Amy from Portland, MI, asked:

Hi Julie,

I have a loaded question for you … does Hell exist?

My son died instantly in a car accident so I don’t know if he had time to go through the 12 Phases of Transition. 

At the time of his death, I know he and my other son were not only questioning the existence of God, they said there was no God. 

It hurts so much that part of my future is gone and I feel, in a word, “hopeless”. 

I am curious if my son is in Hell, (if there is one), or in Heaven?

Life is not supposed to work in this order.

Thanks,

Amy

Hi Amy,

My sincere condolences on the loss of your son. I can’t even imagine what you’re going through.

I truly believe, when he transitioned, your son absolutely experienced the Twelve Phases of Transition®, was surrounded by angels and the spirits of deceased loved ones and pets, and was then escorted to Heaven by angels.

Time doesn’t exist is the non-physical-spirit reality, (time is a human creation), and regardless of whether someone dies instantly like your son, or over days, weeks, months, years, we all go through a glorious process I call the Twelve Phases of Transition®.

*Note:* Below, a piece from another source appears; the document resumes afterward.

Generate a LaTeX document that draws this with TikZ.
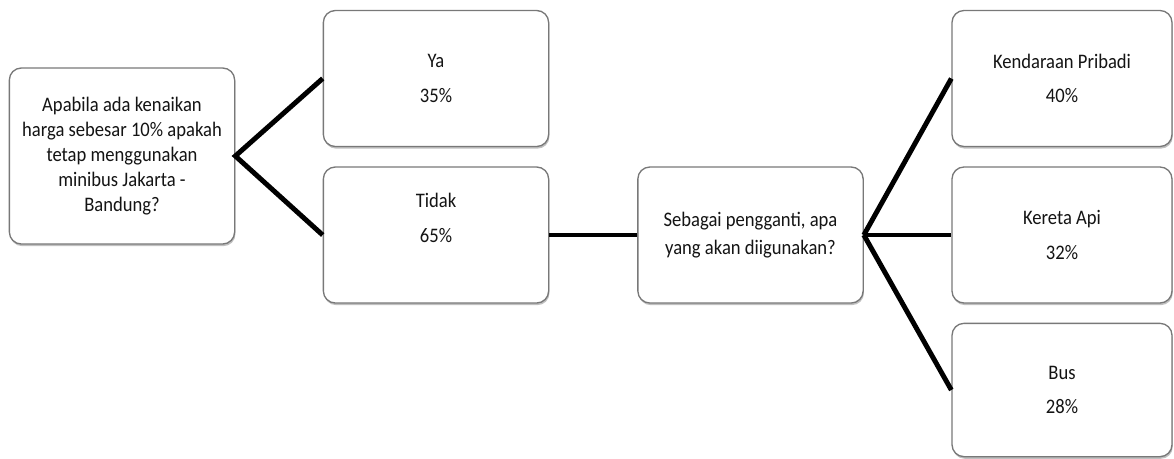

As for whether your son is in Heaven or Hell, I believe he is absolutely in what we know as Heaven and is surrounded by love, joy, and the spirits of deceased loved ones. I also believe he’s around you.

Religious leaders and scholars have been debating for millennia whether an afterlife exists and includes paradise or eternal suffering.

In a papal audience on July 28, 1999, Pope Saint John Paul II said, “More than a physical place, hell is the state of those who freely and definitively separate themselves from God, the source of all life and joy.”

And, in his book Heaven and Hell: A History of the Afterlife, Bart D. Ehrman, distinguished professor of religious studies at the University of North Carolina, at Chapel Hill and a leading authority on the New Testament and early Christianity states, “Jesus stood in a very long line of serious thinkers who refused to believe that a good God would torture his creatures for eternity. The idea of eternal hell was very much a late comer on the Christian scene, developed decades after Jesus’ death and honed to a fine pitch in the preaching of fire and brimstone that later followers sometimes attributed to Jesus himself. But the torments of hell were not preached by either Jesus or his original Jewish followers; they emerged among later gentile converts who did not hold to the Jewish notion of a future resurrection of the dead. These later Christians came out of Greek culture and its belief that souls were immortal and would survive death.”

Regarding Hell, Professor Ehrman goes on to say, “The word Jesus uses is ‘Gehenna’. The term does not refer to a place of eternal torment but to a notorious valley just outside the walls of Jerusalem, believed by many Jews at the time to be the most unholy, god-forsaken place on earth.”

So, do Heaven and Hell really exist? Guess we’ll find out when we die.

In the meantime, as humans, all we can do is conjecture by listening to differing points of view and paying attention to what resonates with us.